# Task to carry out:
Copy out each line featuring the string "that" from the entries beneath.

# Data entries:
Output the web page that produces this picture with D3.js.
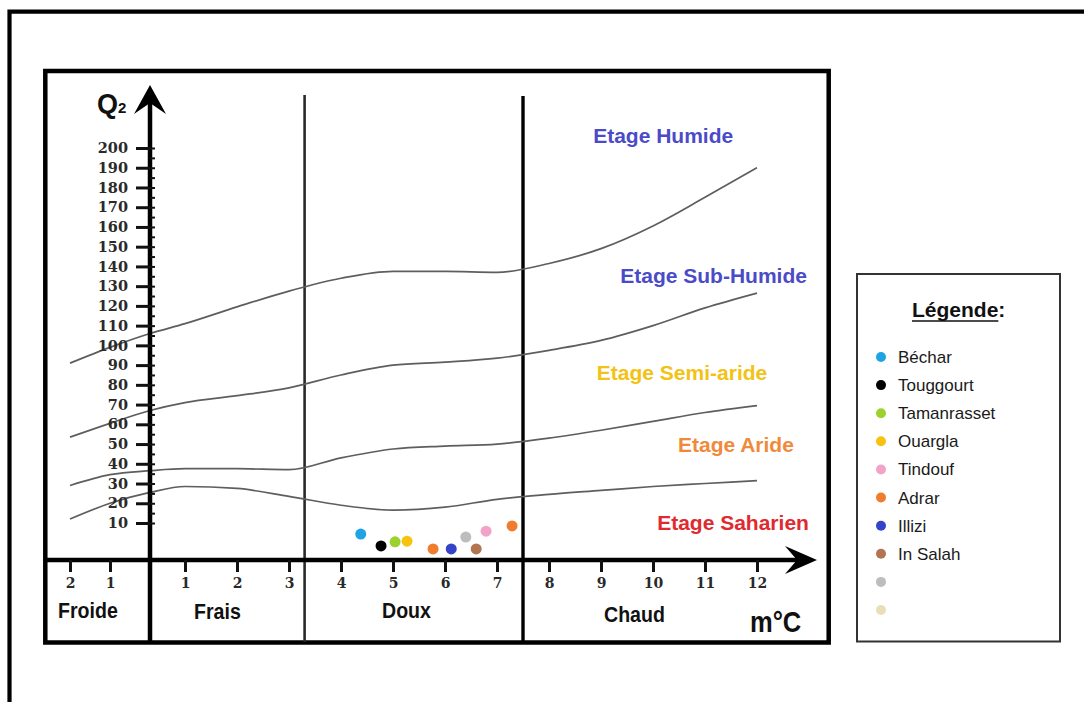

...

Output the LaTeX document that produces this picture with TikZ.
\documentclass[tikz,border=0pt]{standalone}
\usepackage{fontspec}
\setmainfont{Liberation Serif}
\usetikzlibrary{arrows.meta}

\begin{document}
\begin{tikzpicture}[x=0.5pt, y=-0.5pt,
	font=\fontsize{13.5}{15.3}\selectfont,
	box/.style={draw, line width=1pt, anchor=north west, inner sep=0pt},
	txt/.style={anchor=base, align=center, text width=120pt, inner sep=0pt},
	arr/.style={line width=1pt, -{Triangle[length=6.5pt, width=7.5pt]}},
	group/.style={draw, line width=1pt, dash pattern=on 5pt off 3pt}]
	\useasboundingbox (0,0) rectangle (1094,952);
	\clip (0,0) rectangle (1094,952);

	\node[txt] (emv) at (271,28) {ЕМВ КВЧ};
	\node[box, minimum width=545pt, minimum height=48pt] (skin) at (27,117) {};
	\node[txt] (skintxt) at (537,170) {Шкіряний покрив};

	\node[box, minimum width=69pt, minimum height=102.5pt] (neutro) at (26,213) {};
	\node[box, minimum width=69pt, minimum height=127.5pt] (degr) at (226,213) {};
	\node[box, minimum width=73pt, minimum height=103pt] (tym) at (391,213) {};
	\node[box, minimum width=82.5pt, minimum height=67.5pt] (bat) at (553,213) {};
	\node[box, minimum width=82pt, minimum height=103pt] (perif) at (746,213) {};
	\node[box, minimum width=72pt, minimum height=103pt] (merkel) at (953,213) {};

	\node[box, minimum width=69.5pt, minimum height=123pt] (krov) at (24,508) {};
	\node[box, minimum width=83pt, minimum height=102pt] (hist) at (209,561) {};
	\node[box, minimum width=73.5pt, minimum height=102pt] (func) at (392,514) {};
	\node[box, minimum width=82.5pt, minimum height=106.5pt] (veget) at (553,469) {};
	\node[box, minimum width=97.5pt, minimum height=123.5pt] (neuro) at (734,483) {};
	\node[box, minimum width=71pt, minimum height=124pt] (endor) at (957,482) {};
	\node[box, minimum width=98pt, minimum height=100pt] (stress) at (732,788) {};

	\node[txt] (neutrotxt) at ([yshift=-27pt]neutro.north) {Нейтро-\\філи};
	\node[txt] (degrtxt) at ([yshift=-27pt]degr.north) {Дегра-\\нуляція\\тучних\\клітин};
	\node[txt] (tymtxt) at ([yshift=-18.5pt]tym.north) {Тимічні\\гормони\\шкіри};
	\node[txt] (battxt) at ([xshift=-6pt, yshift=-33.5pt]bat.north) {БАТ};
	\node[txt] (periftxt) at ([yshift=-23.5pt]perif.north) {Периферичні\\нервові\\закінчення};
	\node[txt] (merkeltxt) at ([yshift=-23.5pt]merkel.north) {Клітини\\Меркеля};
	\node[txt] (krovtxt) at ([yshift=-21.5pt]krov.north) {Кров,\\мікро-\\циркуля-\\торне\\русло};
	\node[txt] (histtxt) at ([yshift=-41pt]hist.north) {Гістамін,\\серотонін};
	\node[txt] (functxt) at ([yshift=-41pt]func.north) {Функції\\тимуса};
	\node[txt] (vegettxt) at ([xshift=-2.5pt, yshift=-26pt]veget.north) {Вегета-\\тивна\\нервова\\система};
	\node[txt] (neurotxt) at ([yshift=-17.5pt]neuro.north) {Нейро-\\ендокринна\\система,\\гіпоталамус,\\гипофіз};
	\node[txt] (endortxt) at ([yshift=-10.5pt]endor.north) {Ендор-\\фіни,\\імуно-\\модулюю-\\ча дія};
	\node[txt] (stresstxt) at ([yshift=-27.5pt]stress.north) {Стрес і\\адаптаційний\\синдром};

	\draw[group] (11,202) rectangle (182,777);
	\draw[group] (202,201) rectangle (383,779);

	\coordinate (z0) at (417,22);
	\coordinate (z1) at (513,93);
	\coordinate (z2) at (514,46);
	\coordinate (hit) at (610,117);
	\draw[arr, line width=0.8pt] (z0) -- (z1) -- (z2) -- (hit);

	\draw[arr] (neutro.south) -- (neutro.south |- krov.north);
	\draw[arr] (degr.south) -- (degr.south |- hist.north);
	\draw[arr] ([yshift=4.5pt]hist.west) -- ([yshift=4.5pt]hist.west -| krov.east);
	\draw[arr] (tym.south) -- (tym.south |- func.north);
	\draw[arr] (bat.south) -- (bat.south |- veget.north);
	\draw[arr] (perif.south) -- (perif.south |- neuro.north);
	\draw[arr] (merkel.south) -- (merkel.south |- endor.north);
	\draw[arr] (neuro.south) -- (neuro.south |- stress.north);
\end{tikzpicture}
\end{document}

...

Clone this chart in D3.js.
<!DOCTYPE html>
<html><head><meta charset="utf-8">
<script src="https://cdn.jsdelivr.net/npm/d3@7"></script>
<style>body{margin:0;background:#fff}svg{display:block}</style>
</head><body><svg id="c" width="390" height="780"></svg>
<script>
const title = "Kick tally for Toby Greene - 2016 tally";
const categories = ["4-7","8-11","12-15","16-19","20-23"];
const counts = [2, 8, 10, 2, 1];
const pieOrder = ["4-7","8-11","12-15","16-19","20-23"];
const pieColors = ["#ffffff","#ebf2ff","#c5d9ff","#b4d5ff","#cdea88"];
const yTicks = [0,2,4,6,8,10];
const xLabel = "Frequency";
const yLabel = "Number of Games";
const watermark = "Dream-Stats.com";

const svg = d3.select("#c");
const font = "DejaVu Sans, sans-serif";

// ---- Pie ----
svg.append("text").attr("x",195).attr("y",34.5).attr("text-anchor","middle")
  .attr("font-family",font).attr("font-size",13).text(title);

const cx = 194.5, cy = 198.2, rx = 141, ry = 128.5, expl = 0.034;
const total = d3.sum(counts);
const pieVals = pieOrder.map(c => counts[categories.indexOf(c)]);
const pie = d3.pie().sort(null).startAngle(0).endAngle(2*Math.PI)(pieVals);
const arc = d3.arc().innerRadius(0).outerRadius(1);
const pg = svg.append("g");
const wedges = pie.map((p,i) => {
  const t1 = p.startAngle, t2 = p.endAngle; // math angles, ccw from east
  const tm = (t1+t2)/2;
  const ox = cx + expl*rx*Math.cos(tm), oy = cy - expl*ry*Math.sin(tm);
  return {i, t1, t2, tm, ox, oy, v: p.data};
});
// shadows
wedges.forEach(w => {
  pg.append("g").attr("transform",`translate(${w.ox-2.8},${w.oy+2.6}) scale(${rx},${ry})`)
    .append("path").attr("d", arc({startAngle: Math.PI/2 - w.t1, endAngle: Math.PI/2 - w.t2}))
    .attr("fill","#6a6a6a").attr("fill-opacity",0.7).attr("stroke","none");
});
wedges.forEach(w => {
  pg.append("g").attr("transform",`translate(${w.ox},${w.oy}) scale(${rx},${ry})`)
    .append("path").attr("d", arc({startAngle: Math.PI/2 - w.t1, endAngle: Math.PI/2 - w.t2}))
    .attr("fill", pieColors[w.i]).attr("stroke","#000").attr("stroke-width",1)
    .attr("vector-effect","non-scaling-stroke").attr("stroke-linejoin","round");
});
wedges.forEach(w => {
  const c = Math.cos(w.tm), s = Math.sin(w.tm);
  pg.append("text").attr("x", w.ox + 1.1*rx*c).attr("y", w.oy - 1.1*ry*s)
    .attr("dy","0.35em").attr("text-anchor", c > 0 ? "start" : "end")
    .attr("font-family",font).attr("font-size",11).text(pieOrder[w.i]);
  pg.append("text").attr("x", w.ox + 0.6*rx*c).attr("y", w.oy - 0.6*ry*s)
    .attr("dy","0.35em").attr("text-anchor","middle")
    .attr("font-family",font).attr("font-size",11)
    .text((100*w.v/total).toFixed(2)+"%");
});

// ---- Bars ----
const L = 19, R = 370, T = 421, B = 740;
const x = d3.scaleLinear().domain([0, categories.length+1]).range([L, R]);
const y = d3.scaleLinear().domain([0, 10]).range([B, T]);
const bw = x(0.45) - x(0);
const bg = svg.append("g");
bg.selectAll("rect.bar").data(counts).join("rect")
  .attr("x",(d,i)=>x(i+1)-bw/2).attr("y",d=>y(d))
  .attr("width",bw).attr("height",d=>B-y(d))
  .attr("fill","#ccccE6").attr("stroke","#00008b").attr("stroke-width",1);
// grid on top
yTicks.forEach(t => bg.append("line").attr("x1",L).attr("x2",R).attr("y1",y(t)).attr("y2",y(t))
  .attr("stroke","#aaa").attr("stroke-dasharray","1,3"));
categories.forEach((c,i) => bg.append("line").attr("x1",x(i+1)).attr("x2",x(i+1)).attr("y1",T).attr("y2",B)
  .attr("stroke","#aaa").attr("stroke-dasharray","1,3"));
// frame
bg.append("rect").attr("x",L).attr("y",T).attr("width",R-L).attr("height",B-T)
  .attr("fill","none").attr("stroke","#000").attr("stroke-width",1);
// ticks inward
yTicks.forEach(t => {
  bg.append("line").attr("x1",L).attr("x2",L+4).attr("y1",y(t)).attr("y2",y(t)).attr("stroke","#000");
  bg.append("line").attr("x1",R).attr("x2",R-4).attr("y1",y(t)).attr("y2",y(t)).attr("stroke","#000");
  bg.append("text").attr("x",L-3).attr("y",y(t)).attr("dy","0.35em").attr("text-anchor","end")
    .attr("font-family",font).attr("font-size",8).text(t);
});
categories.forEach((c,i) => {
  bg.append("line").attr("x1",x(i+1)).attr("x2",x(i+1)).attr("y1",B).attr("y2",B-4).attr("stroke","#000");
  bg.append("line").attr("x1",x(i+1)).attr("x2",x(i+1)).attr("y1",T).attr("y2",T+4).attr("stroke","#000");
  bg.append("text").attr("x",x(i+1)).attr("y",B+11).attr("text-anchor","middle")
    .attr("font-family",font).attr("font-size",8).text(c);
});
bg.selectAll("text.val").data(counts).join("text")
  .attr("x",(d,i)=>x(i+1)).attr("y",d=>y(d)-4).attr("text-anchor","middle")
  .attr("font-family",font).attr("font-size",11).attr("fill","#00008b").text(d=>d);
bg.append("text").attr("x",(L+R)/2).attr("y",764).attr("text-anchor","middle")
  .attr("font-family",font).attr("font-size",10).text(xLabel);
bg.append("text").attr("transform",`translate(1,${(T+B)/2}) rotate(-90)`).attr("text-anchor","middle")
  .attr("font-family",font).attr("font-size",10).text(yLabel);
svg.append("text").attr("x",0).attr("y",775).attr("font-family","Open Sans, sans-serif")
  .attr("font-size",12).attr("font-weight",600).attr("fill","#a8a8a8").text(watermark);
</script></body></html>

# Solution to this exercise:
Output the web page that produces this picture with D3.js.
Output the LaTeX document that produces this picture with TikZ.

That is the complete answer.